Utilizing SAP NetWeaver Process Integration (PI) or other middleware solutions enables distributing tasks across multiple servers for parallel execution. This technique is particularly beneficial for data-intensive operations or long-running processes.

 

4. Performance Traces and Runtime Analysis:

ABAP provides powerful tools for performance analysis. By using these tools, developers can pinpoint areas for optimization and make code improvements based on the analysis results.

ST05 is the performance trace. It contain the SQL Trace plus RFC, enqueue and buffer trace. Mainly the SQL trace is is used to measure the performance of the select statements of the program.

SE30 is the Runtime Analysis transaction and can be used to measure the application performance.

SAT transaction is the replacement of the pretty outdated SE30. Provides same functionality as SE30 plus some additional features.

ST12 transaction (part of ST-A/PI software component) is a combination of ST05 and SAT. Very powerful performance analysis tool used primarily by SAP Support.

One of the best tools for static performance analyzing is Code Inspector (SCI). There are many options for finding common mistakes and possible performance bottlenecks.

For example, analyzing the runtime analysis results can highlight which parts of the program consume the most time and identify inefficient loops or database access. Performance traces provide detailed information on SQL statements, database fetches, and memory consumption, aiding in fine-tuning performance-critical code sections.

 

5. Indexing and Table Partitioning:

Optimizing database indexes and implementing table partitioning techniques are crucial for improving ABAP performance. Properly defined indexes and partitioning schemes can significantly enhance data retrieval and manipulation speed.

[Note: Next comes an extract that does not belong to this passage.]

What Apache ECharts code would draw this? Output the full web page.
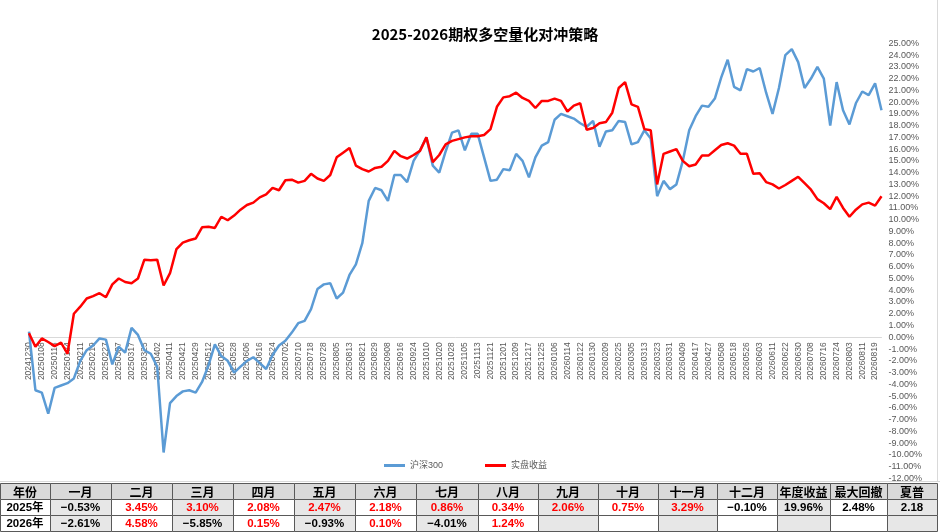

By analyzing database access patterns and identifying frequently queried fields, you can create appropriate indexes to reduce query execution time. Table partitioning based on specific criteria, such as date range or specific values, can further optimize data retrieval and improve performance.

Use partitioning to manage large tables and indexes by dividing them into smaller, more manageable pieces. Partitions, like a large-scale index, provide faster and easier access to data.

Each partition can reside on a separate segment. Partitions are database objects and can be managed independently. You can, for example, load data and create indexes at the partition level. Yet partitions are transparent to the end user, who can select, insert, and delete data using the same DML commands whether the table is partitioned or not.

SAP ASE supports horizontal partitioning, in which a selection of table rows can be distributed among disk devices. Individual table or index rows are assigned to a partition according to a partitioning strategy.

Partitioning is the basis for parallel processing, which can significantly improve performance.

 

6. Memory Management:

Efficient memory management is essential for optimal performance. Dynamic memory allocation, avoiding memory leaks, and utilizing internal table work areas are important considerations.

Using field symbols or ASSIGN statement for dynamic memory allocation enables efficient usage of memory resources. Proper deallocation of memory, especially in loops or recursive functions, helps prevent memory leaks. Utilizing internal table work areas for data processing can improve performance by reducing overhead.

 

Conclusion:

Optimizing performance in ABAP development is a continuous process that requires a combination of sound coding practices, efficient database access, and effective utilization of system resources. By implementing the advanced techniques discussed in this blog, developers can significantly improve the runtime of ABAP programs, resulting in faster and more responsive applications. Regular monitoring and periodic performance analysis are crucial to identify areas for improvement and ensure optimal performance in ABAP development.

Remember, every ABAP program is unique, and performance optimization techniques may vary depending on specific requirements and scenarios. Experimentation and profiling are essential for achieving the best performance outcomes.